TASK INSTRUCTIONS: Only the lines from the start of the data below through the line that contains "const data = xs.map((x, i)" are to be copied, exactly and without pictures.

SUPPLIED MATERIAL:
## begin
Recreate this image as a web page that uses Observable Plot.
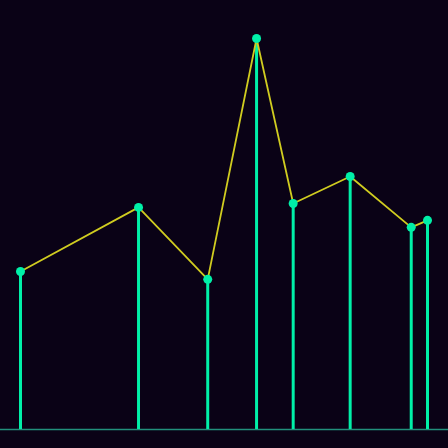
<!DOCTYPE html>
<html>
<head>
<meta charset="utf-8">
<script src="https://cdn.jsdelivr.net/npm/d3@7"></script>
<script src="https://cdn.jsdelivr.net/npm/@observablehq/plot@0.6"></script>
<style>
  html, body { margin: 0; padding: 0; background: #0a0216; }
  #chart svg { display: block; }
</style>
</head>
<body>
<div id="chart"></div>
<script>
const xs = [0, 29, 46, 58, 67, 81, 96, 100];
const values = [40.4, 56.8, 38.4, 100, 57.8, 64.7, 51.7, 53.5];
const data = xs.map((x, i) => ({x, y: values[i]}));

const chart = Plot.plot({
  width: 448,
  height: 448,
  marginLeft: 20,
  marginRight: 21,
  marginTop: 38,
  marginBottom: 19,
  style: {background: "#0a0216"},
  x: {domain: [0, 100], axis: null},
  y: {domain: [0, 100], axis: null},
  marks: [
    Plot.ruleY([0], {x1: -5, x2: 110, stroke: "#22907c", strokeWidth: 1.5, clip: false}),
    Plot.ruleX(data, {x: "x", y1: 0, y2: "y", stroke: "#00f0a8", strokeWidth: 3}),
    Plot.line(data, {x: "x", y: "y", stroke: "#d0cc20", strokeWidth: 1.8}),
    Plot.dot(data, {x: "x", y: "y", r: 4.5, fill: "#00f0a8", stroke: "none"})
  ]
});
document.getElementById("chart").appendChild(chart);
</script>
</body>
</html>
## end
TASK SOLUTION:
Recreate this image as a web page that uses Observable Plot.
<!DOCTYPE html>
<html>
<head>
<meta charset="utf-8">
<script src="https://cdn.jsdelivr.net/npm/d3@7"></script>
<script src="https://cdn.jsdelivr.net/npm/@observablehq/plot@0.6"></script>
<style>
  html, body { margin: 0; padding: 0; background: #0a0216; }
  #chart svg { display: block; }
</style>
</head>
<body>
<div id="chart"></div>
<script>
const xs = [0, 29, 46, 58, 67, 81, 96, 100];
const values = [40.4, 56.8, 38.4, 100, 57.8, 64.7, 51.7, 53.5];
const data = xs.map((x, i) => ({x, y: values[i]}));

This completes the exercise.